Chicago sponsored its first Green Festival, a party-like event featuring scores of green businesses, non-governmental organizations and more than 300 speakers at the mammoth McCormick Place convention center.
Mayor Daley addressed the Green Festival Saturday and drew a standing ovation from the record crowd when he challenged city residents to do simple things at home to reduce environment impacts such as to plant a tree, turn off water when brushing teeth, and use public transit or walk or bike to replace at least one auto trip per week.
Organizer Kevin Danaher from Global Exchange told me that Windy City attendance on Saturday went way beyond what he and partners Coop America felt comfortable handling, though I heard no complaints from any of those in the massive wonderfully diverse crowd of every race, age and interest. It was the Green Festival's first day in Chicago after being held in San Francisco for many years and Washington DC last fall. SustainLane sponsored the event.
Saturday, I moderated a standing-room only session on "Chicago's journey to become the greenest city in the nation" with a stellar panel consisting of Jacky Grimshaw, VP with Chicago Center for Neighborhood Technology; Jim Slama of Sustain USA, and Sadhu Johnston, Commissioner of the Environment for Chicago.
Before that panel, I gave Johnston a heads up I would be asking him about the potential of Chicago going to congestion pricing, which Bloomberg floated a trial balloon on Saturday before his Sunday announcement, but time did not allow me to raise that during the 50-minute session.
Congestion pricing--making people pay to drive into a downtown area or city--was the centerpiece of PlaNYC that the media seized upon.

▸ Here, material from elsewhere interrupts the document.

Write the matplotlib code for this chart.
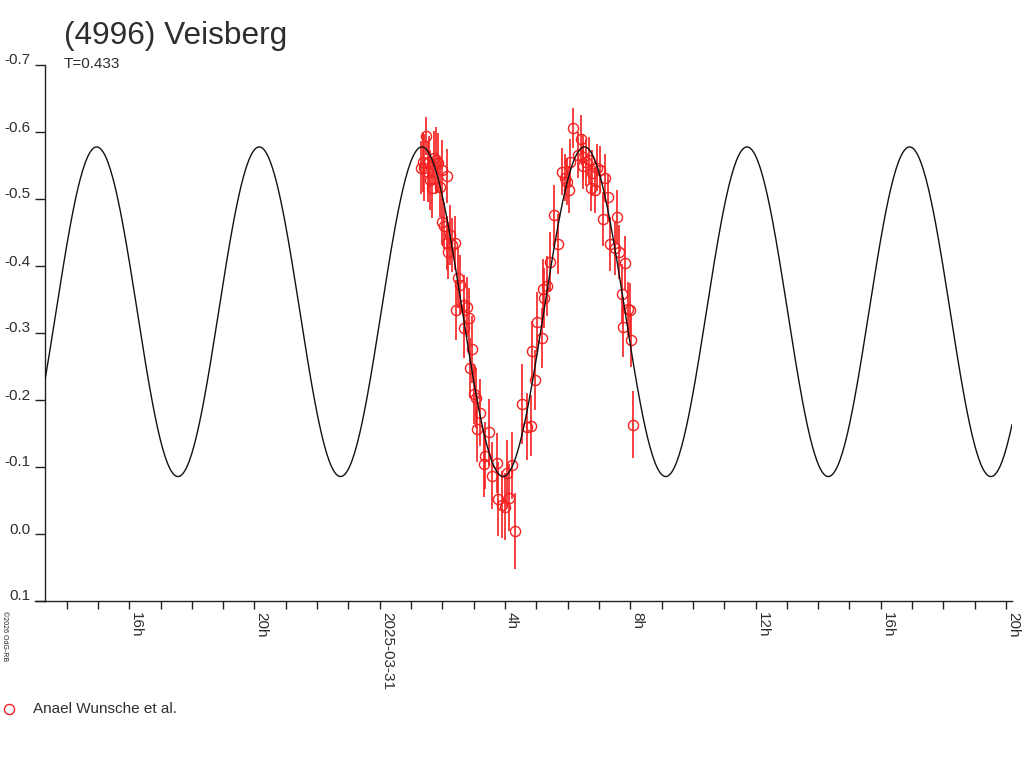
import matplotlib
matplotlib.use('Agg')
import matplotlib.pyplot as plt
import numpy as np

plt.rcParams['font.family'] = ['Liberation Sans', 'DejaVu Sans']

# ---------------- data ----------------
# observation times: hours since 2025-03-31 00:00 UT
obs_hours = [1.331, 1.395, 1.427, 1.491, 1.554, 1.586, 1.618, 1.682, 1.746, 1.810,
             1.874, 1.937, 2.001, 2.161, 2.001, 2.065, 2.161, 2.257, 2.320, 2.416,
             2.193, 2.512, 2.576, 2.448, 2.703, 2.799, 2.863, 2.703, 2.959, 2.895,
             3.023, 3.087, 3.214, 3.118, 3.501, 3.374, 3.342, 3.757, 3.597, 4.076,
             4.236, 3.789, 3.916, 4.012, 4.140, 4.331, 4.555, 4.714, 4.842, 4.970,
             4.874, 5.193, 5.034, 5.257, 5.225, 5.353, 5.448, 5.704, 5.576, 6.055,
             5.991, 5.832, 5.928, 6.087, 6.183, 6.438, 6.342, 6.501, 6.597, 6.501,
             6.693, 6.789, 6.949, 7.044, 7.204, 6.757, 6.885, 7.300, 7.140, 7.587,
             7.364, 7.523, 7.651, 7.842, 7.747, 8.002, 7.938, 7.779, 8.034, 8.098]
obs_mag = [-0.546, -0.554, -0.546, -0.593, -0.540, -0.554, -0.528, -0.516, -0.560, -0.557,
           -0.553, -0.517, -0.543, -0.534, -0.465, -0.459, -0.434, -0.446, -0.431, -0.434,
           -0.420, -0.381, -0.371, -0.334, -0.341, -0.338, -0.322, -0.307, -0.275, -0.247,
           -0.208, -0.202, -0.180, -0.156, -0.151, -0.116, -0.104, -0.105, -0.086, -0.090,
           -0.102, -0.052, -0.043, -0.040, -0.053, -0.004, -0.193, -0.159, -0.161, -0.229,
           -0.272, -0.292, -0.316, -0.352, -0.365, -0.369, -0.405, -0.432, -0.475, -0.513,
           -0.525, -0.540, -0.531, -0.554, -0.605, -0.589, -0.565, -0.562, -0.554, -0.549,
           -0.557, -0.538, -0.546, -0.543, -0.531, -0.516, -0.513, -0.502, -0.469, -0.472,
           -0.432, -0.426, -0.420, -0.404, -0.357, -0.334, -0.335, -0.308, -0.289, -0.162]
obs_err = [0.040, 0.045, 0.050, 0.028, 0.045, 0.040, 0.045, 0.045, 0.040, 0.050,
           0.045, 0.045, 0.045, 0.040, 0.035, 0.035, 0.040, 0.045, 0.040, 0.040,
           0.040, 0.045, 0.045, 0.045, 0.045, 0.045, 0.045, 0.045, 0.050, 0.045,
           0.045, 0.045, 0.050, 0.050, 0.050, 0.050, 0.050, 0.045, 0.050, 0.050,
           0.050, 0.055, 0.050, 0.050, 0.050, 0.057, 0.060, 0.050, 0.045, 0.045,
           0.045, 0.045, 0.045, 0.045, 0.045, 0.045, 0.045, 0.045, 0.045, 0.035,
           0.035, 0.035, 0.035, 0.035, 0.030, 0.035, 0.035, 0.035, 0.035, 0.035,
           0.035, 0.035, 0.035, 0.035, 0.035, 0.035, 0.035, 0.035, 0.040, 0.040,
           0.040, 0.040, 0.040, 0.040, 0.045, 0.040, 0.040, 0.045, 0.040, 0.050]

# fitted lightcurve model parameters
period_h = 5.192
epoch_max_h = -9.04      # time of brightness maximum (hours rel. 2025-03-31 0h)
mean_mag = -0.331
amplitude = 0.246

# axis ranges and ticks
x_range = (-10.69, 20.19)
major_ticks = [-8, -4, 0, 4, 8, 12, 16, 20]
major_labels = ['16h', '20h', '2025-03-31', '4h', '8h', '12h', '16h', '20h']
minor_ticks = list(range(-10, 21))
y_ticks = [-0.7, -0.6, -0.5, -0.4, -0.3, -0.2, -0.1, 0.0, 0.1]
y_labels = ['-0.7', '-0.6', '-0.5', '-0.4', '-0.3', '-0.2', '-0.1', '0.0', '0.1']

title = '(4996) Veisberg'
subtitle = 'T=0.433'
observer = 'Anael Wunsche et al.'
copyright_txt = '\u00a92026 OdG-RB'

# ---------------- figure ----------------
W, H = 1024, 768
fig = plt.figure(figsize=(W / 100, H / 100), dpi=100)
ax = fig.add_axes([45 / W, 1 - 600.5 / H, (1012 - 45) / W, (600.5 - 64.5) / H])

txt_col = '#2e2e2e'
red = '#f52020'

t_model = np.linspace(x_range[0], x_range[1], 800)
m_model = mean_mag - amplitude * np.cos(2 * np.pi * (t_model - epoch_max_h) / period_h)
ax.plot(t_model, m_model, color='#111111', lw=1.0, zorder=3)

ax.errorbar(obs_hours, obs_mag, yerr=obs_err, fmt='o', mfc='none', mec=red,
            ms=7.3, mew=1.0, ecolor=red, elinewidth=1.2, capsize=0, zorder=2)

ax.set_xlim(*x_range)
ax.set_ylim(0.1, -0.7)

ax.set_xticks(major_ticks)
ax.set_xticklabels(major_labels, rotation=-90, ha='left', va='top',
                   fontsize=11, color=txt_col)
ax.set_xticks(minor_ticks, minor=True)
ax.tick_params(axis='x', which='both', direction='out', length=5.8, width=1,
               color='#222222', pad=2.5)

ax.set_yticks(y_ticks)
ax.set_yticklabels(y_labels, fontsize=11, color=txt_col)
for lbl in ax.get_yticklabels():
    lbl.set_va('baseline')
ax.tick_params(axis='y', direction='out', length=7.2, width=1,
               color='#222222', pad=3.5)

for s in ['top', 'right']:
    ax.spines[s].set_visible(False)
for s in ['left', 'bottom']:
    ax.spines[s].set_color('#222222')
    ax.spines[s].set_linewidth(1)

# extend the x-axis line a bit to the left of the y axis
ax.plot([-10 / 967, 0], [0, 0], transform=ax.transAxes, clip_on=False,
        color='#222222', lw=1)

fig.text(64 / W, 1 - 44 / H, title, fontsize=22.8, color=txt_col, va='baseline', ha='left')
fig.text(64 / W, 1 - 67.5 / H, subtitle, fontsize=11, color=txt_col, va='baseline', ha='left')
fig.text(1 / W, 1 - 611 / H, copyright_txt, fontsize=5, color='#222222',
         rotation=-90, ha='left', va='top')

# legend
ax.plot([9 / W], [1 - 709 / H], 'o', mfc='none', mec=red, ms=7.3, mew=1.0,
        transform=fig.transFigure, clip_on=False)
fig.text(33 / W, 1 - 709 / H, observer, fontsize=11, color=txt_col,
         va='center', ha='left')

fig.savefig('out.png', dpi=100, facecolor='white')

Both London and Stockholm have successfully implemented congestion pricing schemes over the past few years, and this marks the first time an American mayor has committed to do so. But this is no fringe movement: even IBM is now making software that manages congestion pricing.
While PlaNYC examines everything from public transit infrastructure to zoning, to water and air quality, energy and climate change policy, congestion pricing was--as Bloomberg said at Sunday's press conference--"the elephant in the room."
The irony of Bloomberg's overshadowing Daley this weekend is that Chicago has had a good sustainability plan in place for two years, while this is the first release of any such a detailed plan for Gotham.
Costs for New York for auto drivers would be $8 to drive below 86th Street in Manhattan. Trucks would pay more. That funding would go in support of public transit infrastructure and programs. What makes Bloomberg's move so exceptional is that New York City already has by far the nation's highest rate of daily commuting on public transit at about 53 percent.
Bloomberg and the city's Office of Long Term Planning and Sustainability are truly looking into the future and taking a bold action. The city's 100-year old subway system and extra one million new residents will demand that public transit remains world class to address everything from air pollution to global climate change and regional economic competitiveness.